Kamilla divide parte de suas memórias que construíram uma barreira para se amar por completo, e que vêm da infância. "Via em casa minha mãe com cabelo crespo, mas minha irmã mais velha alisava. Fiz meu primeiro alisamento aos dez anos. Na escola, as meninas brincavam de salão de beleza. Eu era a única negra lá naquela época, e uma menina falou que eu só dava pra ser a cabeleireira, não a cliente, por conta do meu cabelo", lembra. 

Kamilla em sua transição capilar. (Fotos: arquivo pessoal)

"Eu falei que ia ser a cliente, eu usava trancinhas e elas cortaram e acabaram com meu cabelo. Eu não entendia porque, quando mexiam no cabelo delas, nada acontecia", completa, relatando que não saía de casa nem com os cabelos molhados.

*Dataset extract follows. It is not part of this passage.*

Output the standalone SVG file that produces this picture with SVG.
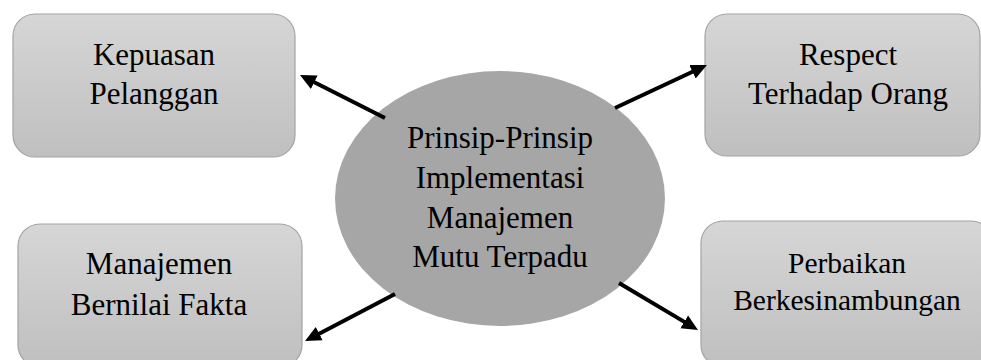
<svg xmlns="http://www.w3.org/2000/svg" width="981" height="360" viewBox="0 0 981 360">
<style>
  .box { fill: url(#boxGrad); stroke: #a3a3a3; stroke-width: 1.2; }
  .conn { stroke: #000; stroke-width: 4; fill: none; marker-end: url(#arrow); }
</style>
<defs>
  <linearGradient id="boxGrad" x1="0" y1="0" x2="0" y2="1">
    <stop offset="0" stop-color="#d6d6d6"/>
    <stop offset="1" stop-color="#bfbfbf"/>
  </linearGradient>
  <marker id="arrow" markerUnits="userSpaceOnUse" markerWidth="18" markerHeight="16" refX="6" refY="7.5" orient="auto" viewBox="0 0 18 15">
    <path d="M0,0 L16,7.5 L0,15 z" fill="#000"/>
  </marker>
</defs>

<g font-family="Liberation Serif, DejaVu Serif, serif" font-size="31" fill="#000" text-anchor="middle">
<g id="center">
  <ellipse cx="500" cy="198.5" rx="165" ry="127.5" fill="#a6a6a6"/>
  <text x="500" y="148">Prinsip-Prinsip</text>
  <text x="500" y="188">Implementasi</text>
  <text x="500" y="228">Manajemen</text>
  <text x="500" y="267">Mutu Terpadu</text>
</g>

<g id="kepuasan">
  <rect class="box" x="13" y="14" width="282" height="143" rx="22"/>
  <text x="154" y="65">Kepuasan</text>
  <text x="154" y="104">Pelanggan</text>
</g>

<g id="respect">
  <rect class="box" x="705" y="14" width="275" height="142" rx="22"/>
  <text x="848" y="65">Respect</text>
  <text x="848" y="104">Terhadap Orang</text>
</g>

<g id="fakta">
  <rect class="box" x="18" y="224" width="284" height="143" rx="22"/>
  <text x="159" y="274">Manajemen</text>
  <text x="159" y="315">Bernilai Fakta</text>
</g>

<g id="perbaikan">
  <rect class="box" x="701" y="221" width="292" height="146" rx="22"/>
  <text x="847" y="273" font-size="29.5">Perbaikan</text>
  <text x="847" y="310" font-size="29.5">Berkesinambungan</text>
</g>
</g>

<g id="connectors">
  <line class="conn" x1="385" y1="118" x2="308.9" y2="79.5"/>
  <line class="conn" x1="615" y1="108" x2="697.9" y2="69.2"/>
  <line class="conn" x1="395" y1="294" x2="313.9" y2="336.4"/>
  <line class="conn" x1="619" y1="283" x2="689.4" y2="324.9"/>
</g>
</svg>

Começou a transição capilar muitos anos depois, acompanhando o processo da irmã. "Passei a acordar cedo pra arrumar, fazer hidratação, foi uma luta, mas hoje sou muito mais feliz", conclui.

A jornalista Myllena de Luca, de 28 anos, sabe bem os percalços dessa infância e da 'desintoxicação' do alisamento. "Nunca gostei, na escola sempre me senti inferior, com cinco anos achava que eu nunca ia ter namorado quando crescesse, porque nenhum homem gostava de ‘cabelo ruim’, como falavam. E minha mãe tinha cabelo liso, e por mais que ela cuidasse do meu cabelo, nunca deixou eu alisar", diz

Antes e depois de Myllena assumir o cabelo natural. (Fotos: arquivo pessoal)

Aos 18 anos, começou a fazer chapinha todos os dias, por cinco anos, e chegou a fazer três progressivas em um ano. Se arrependeu e, um bom tempo depois, deixou a raiz natural crescer. Atingindo comprimento na altura das orelhas, cortou a parte indefinida e aos poucos foi entendendo seus cachos, apesar das quedas de autoestima durante o período da transição.

"Hoje tem tudo, cremes, produtos, antes não existia. Tem gente que acha meu cabelo feio, mas hoje eu me aceitei do jeito que eu sou, Deus me fez assim e eu gosto", finaliza.